Question
· Oct 8, 2024

How to convert IRIS from 8-bit into Unicode ?

I have an IRIS installation that is using 8-bit charset encoding (set to deu8 / Latin 1). I would like to convert everything (database and system)  to Unicode

Charset encoding is something asked during installation, is it possible to change this on the fly ? The installer clearly say that Unicode systems cannot be converted. What about 8 bit ? 

Same for database : is there possible conversion ?

My current plan is the following :

- export all globals from 8-bit instance
- install a new Unicode instance
- import all globals into Unicode instance

Is there a simpler approach ?

Product version: IRIS 2021.1
$ZV: IRIS for Windows (x86-64) 2021.1 (Build 215U) Wed Jun 9 2021 09:39:22 EDT
Discussion (5)3
Log in or sign up to continue

It depends on how much non-unicode data you have. If it's not much, you can try to use XML way.

Another way, is to use some simple scripts, that order over all globals, and convert in place. Skipping indexes, with full rebuild.

I think there were multiple solutions, to this task.
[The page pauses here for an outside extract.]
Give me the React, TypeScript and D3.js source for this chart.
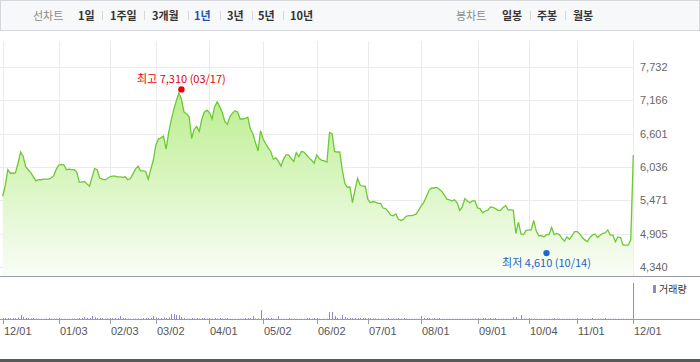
import React from 'react';
import * as d3 from 'd3';

const closes: number[] = [
  5540, 5720, 5990, 5930, 5930, 5940, 6100, 6290, 6220, 6040,
  5990, 5940, 5870, 5800, 5820, 5820, 5830, 5830, 5830, 5850,
  5890, 6000, 6070, 6080, 6070, 5990, 6000, 5990, 5990, 5950,
  5780, 5780, 5790, 5750, 5710, 5860, 6010, 5990, 5850, 5830,
  5820, 5840, 5870, 5880, 5880, 5870, 5870, 5860, 5870, 5820,
  5840, 5920, 6000, 6050, 5970, 5970, 5960, 5830, 6000, 6150,
  6410, 6510, 6530, 6560, 6340, 6620, 6830, 7010, 7160, 7290,
  7190, 6970, 6940, 6890, 6520, 6680, 6720, 6640, 6850, 6970,
  7000, 6960, 6850, 7060, 7140, 7060, 6960, 6810, 6760, 6890,
  6950, 6990, 6970, 6850, 6850, 6860, 6880, 6680, 6600, 6450,
  6310, 6650, 6510, 6430, 6360, 6300, 6170, 6190, 6130, 6050,
  6170, 6240, 6240, 6180, 6130, 6280, 6210, 6300, 6290, 6240,
  6190, 6150, 6100, 6240, 6180, 6150, 6140, 6120, 6620, 6600,
  6300, 6290, 6290, 5990, 5760, 5690, 5700, 5430, 5650, 5840,
  5730, 5710, 5710, 5490, 5430, 5450, 5440, 5420, 5420, 5340,
  5330, 5280, 5220, 5210, 5240, 5150, 5130, 5150, 5200, 5210,
  5210, 5220, 5240, 5310, 5380, 5440, 5540, 5640, 5680, 5680,
  5690, 5660, 5620, 5560, 5490, 5480, 5460, 5480, 5430, 5300,
  5360, 5500, 5460, 5430, 5460, 5460, 5340, 5330, 5260, 5290,
  5300, 5360, 5350, 5330, 5300, 5300, 5350, 5380, 5310, 5310,
  5300, 4910, 5100, 4900, 4890, 4960, 4970, 4970, 5130, 4950,
  4870, 4870, 4850, 4890, 4890, 5010, 4890, 4910, 4890, 4830,
  4780, 4850, 4810, 4870, 4940, 4940, 4900, 4840, 4800, 4770,
  4840, 4880, 4900, 4840, 4880, 4910, 4920, 4970, 4880, 4880,
  4770, 4850, 4840, 4710, 4710, 4710, 4800, 6240,
];

const volumes: number[] = [
  60, 100, 100, 80, 100, 100, 150, 400, 200, 100,
  100, 80, 100, 40, 30, 30, 30, 40, 100, 30,
  30, 40, 50, 30, 30, 30, 30, 30, 30, 40,
  100, 100, 200, 100, 100, 300, 150, 100, 100, 100,
  40, 50, 100, 100, 100, 100, 300, 100, 100, 40,
  30, 30, 40, 40, 30, 100, 100, 100, 100, 300,
  150, 100, 100, 150, 100, 150, 500, 500, 400, 400,
  200, 100, 40, 40, 100, 40, 100, 40, 100, 100,
  40, 100, 40, 100, 40, 100, 40, 40, 100, 30,
  30, 30, 30, 30, 30, 100, 100, 100, 300, 40,
  40, 900, 100, 100, 100, 100, 40, 40, 300, 30,
  30, 30, 100, 30, 30, 30, 30, 30, 30, 100,
  100, 40, 100, 40, 30, 30, 30, 40, 700, 700,
  300, 100, 40, 400, 200, 100, 100, 100, 100, 100,
  100, 100, 100, 100, 100, 40, 40, 40, 40, 40,
  40, 100, 40, 40, 40, 100, 40, 100, 30, 30,
  30, 30, 30, 30, 300, 100, 100, 100, 40, 100,
  40, 100, 30, 30, 30, 30, 30, 30, 30, 30,
  30, 30, 30, 30, 30, 30, 30, 30, 100, 100,
  40, 100, 40, 100, 30, 30, 30, 30, 30, 30,
  200, 200, 30, 400, 30, 30, 30, 30, 30, 30,
  30, 30, 30, 30, 30, 30, 100, 30, 30, 30,
  30, 30, 30, 30, 30, 30, 30, 30, 30, 30,
  30, 100, 30, 30, 30, 30, 100, 30, 30, 30,
  30, 30, 30, 30, 30, 30, 30, 3600,
];

const xTickIdx: number[] = [0, 22, 42, 60, 81, 102, 123, 143, 164, 186, 206, 225, 247];
const xTickLabels: string[] = ['12/01', '01/03', '02/03', '03/02', '04/01', '05/02', '06/02', '07/01', '08/01', '09/01', '10/04', '11/01', '12/01'];
const yTicks: number[] = [4340, 4905, 5471, 6036, 6601, 7166, 7732];

const maxIdx = 70;
const maxValue = 7310;
const maxLabel = '최고 7,310 (03/17)';
const minIdx = 213;
const minValue = 4610;
const minLabel = '최저 4,610 (10/14)';

const periodTabs: string[] = ['1일', '1주일', '3개월', '1년', '3년', '5년', '10년'];
const candleTabs: string[] = ['일봉', '주봉', '월봉'];
const volumeLegend = '거래량';

export default function App() {
  const W = 700;
  const H = 362;
  const plotTop = 67;
  const plotBottom = 267;
  const axisY = 276;
  const volBase = 319;

  const x = d3.scaleLinear().domain([0, closes.length - 1]).range([2.7, 633.3]);
  const y = d3.scaleLinear().domain([yTicks[0], yTicks[yTicks.length - 1]]).range([plotBottom, plotTop]);
  const vy = d3.scaleLinear().domain([0, d3.max(volumes) as number]).range([volBase, 283]);

  const areaGen = d3.area<number>().x((_, i) => x(i)).y0(axisY).y1((d) => y(d));
  const lineGen = d3.line<number>().x((_, i) => x(i)).y((d) => y(d));

  const numFont = "'Liberation Sans', Arial, sans-serif";
  const krFont = "'Noto Sans CJK KR', 'Liberation Sans', sans-serif";

  const periodX = [78, 110, 152, 194, 227, 258, 290];
  const periodSep = [102, 144, 188, 220, 252, 283];
  const candleX = [502, 537, 573];
  const candleSep = [530, 565];

  return (
    <svg width={W} height={H} style={{ position: 'absolute', left: 0, top: 0, background: '#fff' }}>
      <defs>
        <linearGradient id="areaGrad" gradientUnits="userSpaceOnUse" x1="0" y1={plotTop} x2="0" y2={axisY}>
          <stop offset="0%" stopColor="#b2ec80" />
          <stop offset="100%" stopColor="#fafdf7" />
        </linearGradient>
      </defs>

      {/* top bar */}
      <rect x={0.5} y={0.5} width={W - 1} height={30} fill="#f7f8fa" stroke="#d5d7dc" />
      <text x={33} y={20} fontFamily={krFont} fontSize={11} fill="#8a8a8a">선차트</text>
      {periodTabs.map((t, i) => (
        <text key={t} x={periodX[i]} y={20} fontFamily={krFont} fontSize={11} fontWeight="bold" fill={t === '1년' ? '#2b4fb3' : '#333'}>{t}</text>
      ))}
      {periodSep.map((sx, i) => (
        <line key={'ps' + i} x1={sx + 0.5} x2={sx + 0.5} y1={11} y2={20} stroke="#d8d8d8" />
      ))}
      <text x={456} y={20} fontFamily={krFont} fontSize={11} fill="#8a8a8a">봉차트</text>
      {candleTabs.map((t, i) => (
        <text key={t} x={candleX[i]} y={20} fontFamily={krFont} fontSize={11} fontWeight="bold" fill="#333">{t}</text>
      ))}
      {candleSep.map((sx, i) => (
        <line key={'cs' + i} x1={sx + 0.5} x2={sx + 0.5} y1={11} y2={20} stroke="#d8d8d8" />
      ))}

      {/* grid */}
      {yTicks.map((t) => (
        <line key={'hg' + t} x1={0} x2={x(closes.length - 1)} y1={Math.round(y(t)) + 0.5} y2={Math.round(y(t)) + 0.5} stroke="#ebebeb" />
      ))}
      {xTickIdx.map((d, i) => (
        <line key={'vg' + i} x1={Math.round(x(d)) + 0.5} x2={Math.round(x(d)) + 0.5} y1={41} y2={axisY} stroke="#ebebeb" />
      ))}

      {/* price area */}
      <path d={areaGen(closes) || ''} fill="url(#areaGrad)" />
      <path d={lineGen(closes) || ''} fill="none" stroke="#6cc934" strokeWidth={1.3} />

      {/* y labels */}
      {yTicks.map((t) => (
        <text key={'yl' + t} x={640} y={y(t)} dy="0.35em" fontFamily={numFont} fontSize={11} fill="#666">{d3.format(',')(t)}</text>
      ))}

      {/* max / min */}
      <circle cx={x(maxIdx)} cy={y(maxValue) - 2.5} r={3.2} fill="#f0000f" />
      <text x={x(maxIdx)} y={83} textAnchor="middle" fontFamily={krFont} fontSize={11} fill="#e8000b">{maxLabel}</text>
      <circle cx={x(minIdx)} cy={y(minValue) + 2} r={3.2} fill="#1f66d6" />
      <text x={x(minIdx)} y={267} textAnchor="middle" fontFamily={krFont} fontSize={11} fill="#1f5fc8">{minLabel}</text>

      {/* axis between panels */}
      <line x1={0} x2={W} y1={axisY + 0.5} y2={axisY + 0.5} stroke="#9a9ca3" />

      {/* volume */}
      {volumes.map((v, i) => (
        <rect key={'v' + i} x={Math.round(x(i))} y={vy(v)} width={1} height={volBase - vy(v)} fill="#9784c9" />
      ))}
      <rect x={653} y={285} width={3} height={8} fill="#9784c9" />
      <text x={659} y={289} dy="0.35em" fontFamily={krFont} fontSize={10} fill="#333">{volumeLegend}</text>

      <line x1={0} x2={W} y1={volBase + 0.5} y2={volBase + 0.5} stroke="#9a9ca3" />
      {xTickIdx.map((d, i) => (
        <g key={'xt' + i}>
          <line x1={Math.round(x(d)) + 0.5} x2={Math.round(x(d)) + 0.5} y1={volBase - 1} y2={volBase + 5} stroke="#9a9ca3" />
          <text x={Math.round(x(d)) + 1} y={331} dy="0.35em" fontFamily={numFont} fontSize={11} fill="#555">{xTickLabels[i]}</text>
        </g>
      ))}

      <rect x={0} y={359} width={W} height={3} fill="#58595b" />
    </svg>
  );
}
You can try to find them.

You have to collect as much as possible about your data.

  • Code, is it in 8-bit or not, or it's just all in English, some code may contain comments in a native language, and if you don't use git or other source control, you may need to convert too
  • Data, is it some legacy data, or class based. If native, is it delimiter based or same as classes with $listbuild.
    • Two different strategies in this case, data with some plain delimiter can be converted right away, $listbuild based data, would require to go through $listbuild
  • Any additional data. Some legacy applications may store additional information such as TUI/CHUI forms in pseudographics somewhere, you should look after this data as well
  • Any other possible sources 8-bit data
  • Communication, file-processing, can be changed

The last time I implemented a converter for 20+ years old application, more than 15 years ago, it was an application with textual terminal interface, and it went well.

Upgrading from an 8-bit instance to  a Unicode instance is much simpler as you can just skip your export and import steps.  Instead, just reinstall your original IRIS kit as an update kit.  During the update, the installation will ask you:

Do you want to convert 8-bit to Unicode <No>?

Just answer Yes and the instance will be converted.

Whenever a string value in a ^global variable contains only 8-bit characters then a Unicode IRIS instance stores that string in IRIS.DAT using 8-bit representation in order to save space.  After the update, all your existing global data items are still there and the strings are all in 8-bit.  IRIS Unicode instances use the UTF-16 Unicode encoding.  If you have any 8-bit strings encoded in UTF-8 then you can use $ZCVT to convert UTF-8 strings to the IRIS default Unicode representation which uses UTF-16.  Functions like $wlength, $wextract, etc. do not work on UTF-8 encoded 8-bit strings but they do work on the UTF-16 encoded strings.

Note, if you do port IRIS.DAT files between different hardware instances and you also port between big-endian hardware and little-endian hardware  (e.g., aix to windows) then there is a documented utility that describes how to convert the IRIS.DAT files between big-endian and little-endian representation.

There is no support for automatic conversion starting from a Unicode IRIS.DAT file back to an 8-bit IRIS.DAT file.  You can imagine this working if you are very lucky and the ported Unicode IRIS.DAT files just happen to have no Unicode strings, which will not happen with the "%SYS" namespace because the upgrade will add Unicode support to that namespace which will include some Unicode strings.  With only a few, easily found Unicode strings then you can use %ZCVT to convert UTF-16 to 8-bit UTF-8.  If are so lucky that you can do those conversions to completely remove all UTF-16 strings from a IRIS Unicode instance then you can try to install a new 8-bit instance and keep the IRISSYS and IRISLIB databases and replace the other database files with IRIS.DAT files that now just contain 8-bit user string data.  If you fail to convert all the Unicode strings while trying to go back to an 8-bit instance then I believe you will get a <WIDE CHAR> signal if you attempt to access wide UTF-16 data.